Title:Accelerating Expansion of the Universe in modified gravity with quadratic terms

Abstract:Chapter1 introduces cosmic acceleration and outlines key features and limitations of GR and its alternatives, including teleparallel and symmetric teleparallel gravity. In Chapter2, we analyze the cosmological implications of $f(T,\mathcal{T})$ theory by considering the squared-torsion model $f(T,\mathcal{T})= \alpha \mathcal{T}+ \beta T^2$, where $T$ represents torsion and $\mathcal{T}$ is the trace of the energy-momentum tensor.
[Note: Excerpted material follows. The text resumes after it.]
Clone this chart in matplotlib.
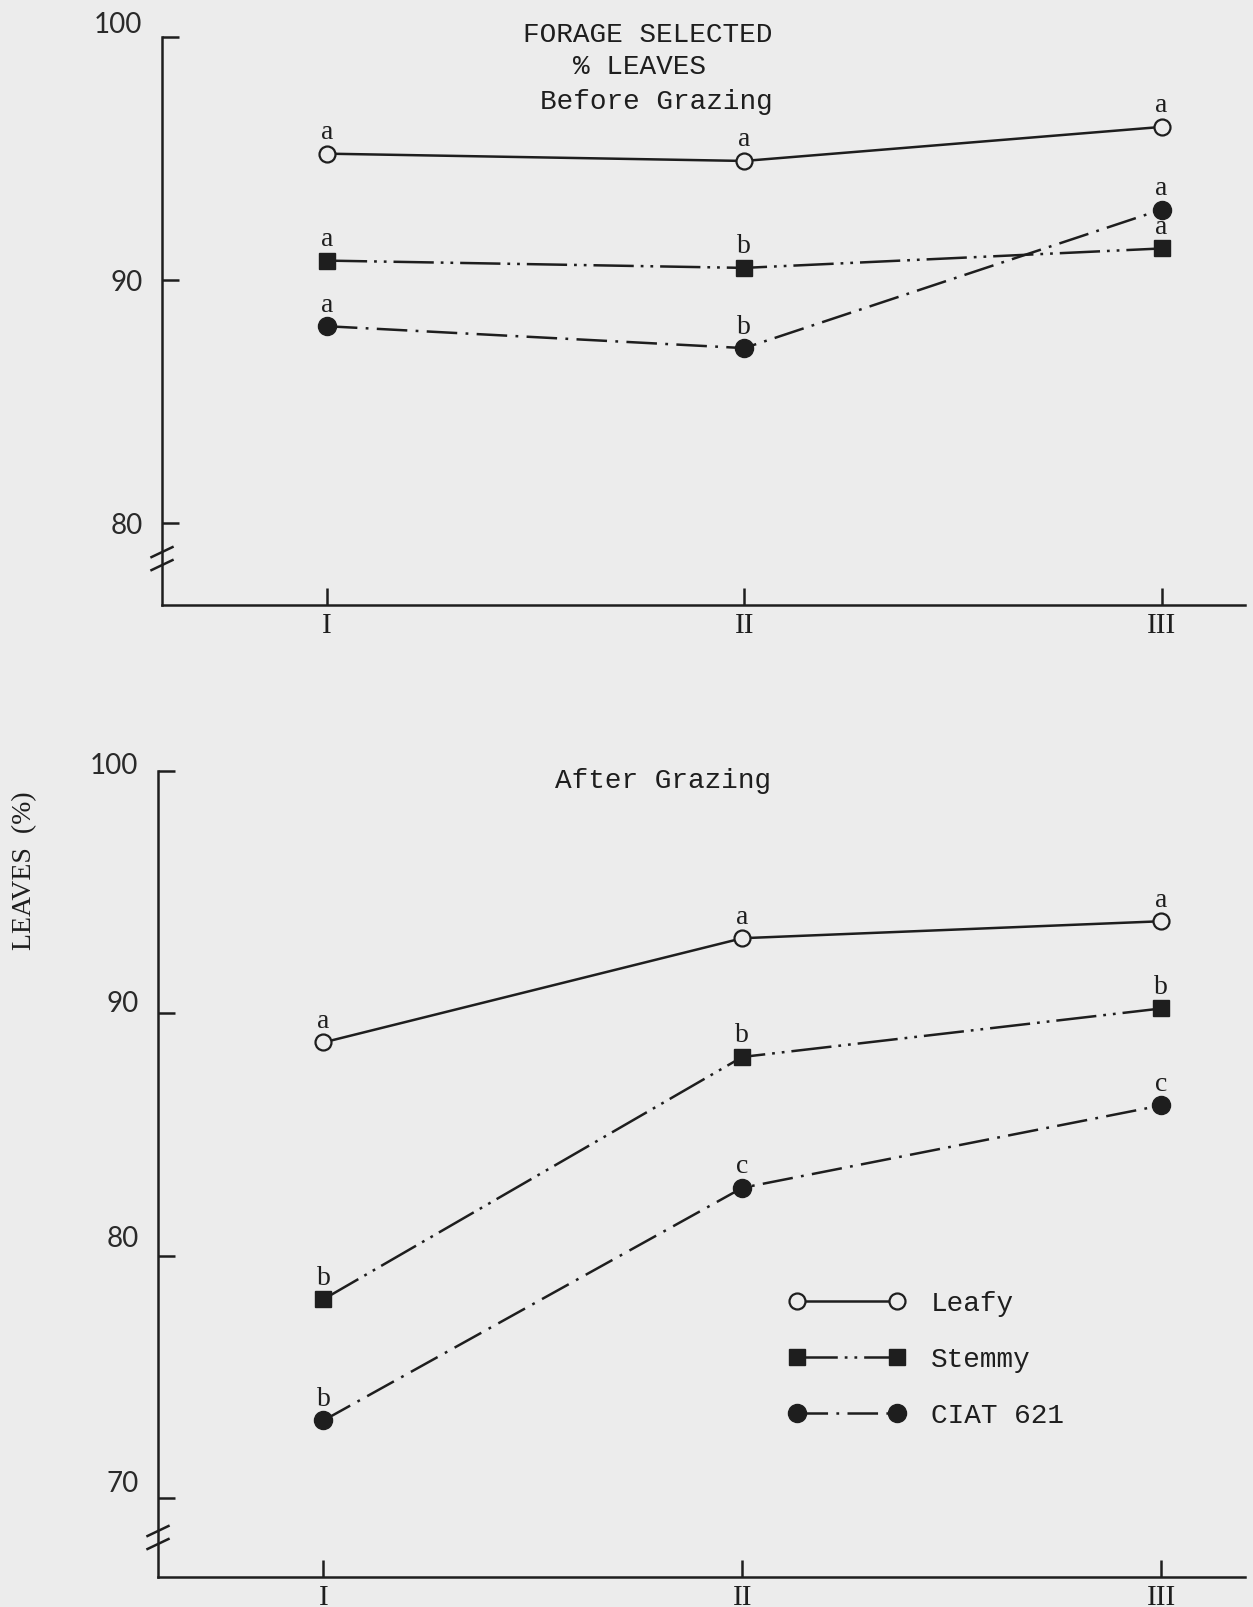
import matplotlib
matplotlib.use("Agg")
import matplotlib.pyplot as plt
import matplotlib.transforms as mtransforms
from matplotlib.lines import Line2D

# ---- data -------------------------------------------------------------
periods = ["I", "II", "III"]
period_pos = [1, 2, 3]

before_leafy = [95.2, 94.9, 96.3]
before_stemmy = [90.8, 90.5, 91.3]
before_ciat = [88.1, 87.2, 92.9]

after_leafy = [88.8, 93.1, 93.8]
after_stemmy = [78.2, 88.2, 90.2]
after_ciat = [73.2, 82.8, 86.2]

before_letters_leafy = ["a", "a", "a"]
before_letters_stemmy = ["a", "b", "a"]
before_letters_ciat = ["a", "b", "a"]
after_letters_leafy = ["a", "a", "a"]
after_letters_stemmy = ["b", "b", "b"]
after_letters_ciat = ["b", "c", "c"]

before_yticks = [80, 90, 100]
after_yticks = [70, 80, 90, 100]

series_names = ["Leafy", "Stemmy", "CIAT 621"]

# ---- styling ----------------------------------------------------------
plt.rcParams["lines.scale_dashes"] = False
INK = "#1e1e1e"
PAPER = "#ececec"
MONO = "Liberation Mono"
SERIF = "Liberation Serif"
NUM = "Lato"

W, H = 1253, 1607
fig = plt.figure(figsize=(W / 100, H / 100), dpi=100, facecolor=PAPER)

def px_axes(left, right, top, bottom):
    return fig.add_axes([left / W, 1 - bottom / H, (right - left) / W, (bottom - top) / H])

styles = {
    "Leafy": dict(linestyle="-", marker="o", markersize=11.5, markerfacecolor=PAPER,
                  markeredgecolor=INK, markeredgewidth=1.6),
    "Stemmy": dict(linestyle=(0, (29, 5, 2, 5, 2, 5)), marker="s", markersize=11,
                   markerfacecolor=INK, markeredgecolor=INK, markeredgewidth=1),
    "CIAT 621": dict(linestyle=(0, (22, 6, 2, 6)), marker="o", markersize=13,
                     markerfacecolor=INK, markeredgecolor=INK, markeredgewidth=1),
}

def draw_panel(ax, series, letters, yticks, ylim, label_offsets, breaks_px, height_px):
    ax.set_facecolor("none")
    for name, vals in zip(series_names, series):
        ax.plot(period_pos, vals, color=INK, linewidth=1.8, zorder=3, **styles[name])
    for vals, labs in zip(series, letters):
        for x, y, t in zip(period_pos, vals, labs):
            ax.annotate(t, (x, y), xytext=(0, 10.5), textcoords="offset points",
                        ha="center", va="baseline", fontsize=20, family=SERIF,
                        color=INK, zorder=4)
    ax.set_xlim(0.605, 3.2)
    ax.set_ylim(*ylim)
    for s in ("top", "right"):
        ax.spines[s].set_visible(False)
    for s in ("left", "bottom"):
        ax.spines[s].set_linewidth(1.8)
        ax.spines[s].set_color(INK)
    ax.spines["left"].set_bounds(ylim[0], yticks[-1])
    ax.set_xticks(period_pos)
    ax.set_xticklabels(periods, family=SERIF, fontsize=21, color=INK)
    ax.set_yticks(yticks)
    ax.set_yticklabels([str(v) for v in yticks], family=NUM, fontsize=20, color="#2a2a2a")
    ax.tick_params(axis="both", direction="in", length=12, width=1.8, color=INK)
    ax.tick_params(axis="y", pad=14)
    ax.tick_params(axis="x", pad=6)
    for lab, dy in zip(ax.get_yticklabels(), label_offsets):
        lab.set_transform(lab.get_transform() +
                          mtransforms.ScaledTranslation(0, dy / 100, fig.dpi_scale_trans))
    # axis-break marks on the y axis, placed in pixels below the lowest tick
    unit_px = height_px / (ylim[1] - ylim[0])
    trans = ax.get_yaxis_transform()
    half_w = 10.5 / (ax.get_position().width * W)
    for off in breaks_px:
        yc = yticks[0] - off / unit_px
        dy = 5 / unit_px
        ax.add_line(Line2D([-half_w, half_w], [yc - dy, yc + dy],
                           transform=trans, color=INK, lw=1.8, clip_on=False))

# top panel: before grazing
ax1 = px_axes(162, 1245, 37, 605)
draw_panel(ax1, [before_leafy, before_stemmy, before_ciat],
           [before_letters_leafy, before_letters_stemmy, before_letters_ciat],
           before_yticks, (76.63, 100), [0, 0, 14], [29, 42], 605 - 37)

# bottom panel: after grazing
ax2 = px_axes(158, 1245, 771, 1577)
draw_panel(ax2, [after_leafy, after_stemmy, after_ciat],
           [after_letters_leafy, after_letters_stemmy, after_letters_ciat],
           after_yticks, (66.74, 100), [16, 19, 12, 8], [33, 46], 1577 - 771)

# titles
fig.text(523 / W, 1 - 35 / H, "FORAGE SELECTED", family=MONO, fontsize=20,
         color=INK, ha="left", va="center")
fig.text(573 / W, 1 - 67 / H, "% LEAVES", family=MONO, fontsize=20,
         color=INK, ha="left", va="center")
fig.text(540 / W, 1 - 102 / H, "Before Grazing", family=MONO, fontsize=20,
         color=INK, ha="left", va="center")
fig.text(555 / W, 1 - 781 / H, "After Grazing", family=MONO, fontsize=20,
         color=INK, ha="left", va="center")

# y-axis label
fig.text(25 / W, 1 - 871 / H, "LEAVES  (%)", family=SERIF, fontsize=20, color=INK,
         rotation=90, ha="center", va="center")

# legend
handles = [Line2D([], [], color=INK, linewidth=1.8, **styles[n]) for n in series_names]
leg = ax2.legend(handles, series_names, numpoints=2, frameon=False,
                 handlelength=4.2, handletextpad=0.9, labelspacing=1.08,
                 borderpad=0, borderaxespad=0, loc="center left",
                 bbox_to_anchor=(789 / W, 1 - 1360 / H), bbox_transform=fig.transFigure,
                 prop={"family": MONO, "size": 20})
for t in leg.get_texts():
    t.set_color(INK)

fig.savefig("out.png", dpi=100, facecolor=PAPER)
In Chapter3, we explore the inflationary scenario within the framework of torsion-trace coupling gravity, utilizing a Lagrangian density derived from a function denoted as $f(T,\mathcal{T})$. In Chapter4, we aim to investigate the dark sector of the Universe, which encompasses the enigmatic components of the Dark Matter (DM) and Dark Energy (DE). We consider an extended form of the Equation of State (EoS) for DM, widely known as the Extended Bose-Einstein Condensation (EBEC) EoS for DM. In Chapter5, we propose an extended formulation of symmetric teleparallel gravity by generalizing the gravitational Lagrangian through the inclusion of an arbitrary function of $f(Q,\mathcal{T_{\mu\nu}} \mathcal{T^{\mu\nu}})$. We derived the FRW equations for a flat, homogeneous, and isotropic spacetime. In Chapter6, we delved into the dark sector of the Universe, specifically focusing on DM and DE. We examine an extended version of the EoS for DM, commonly referred to EBEC EoS for DM, given as $p=\alpha \rho + \beta \rho^2$, alongside the modified $f(Q)$ Lagrangian given by $f(Q)= \gamma Q^2$.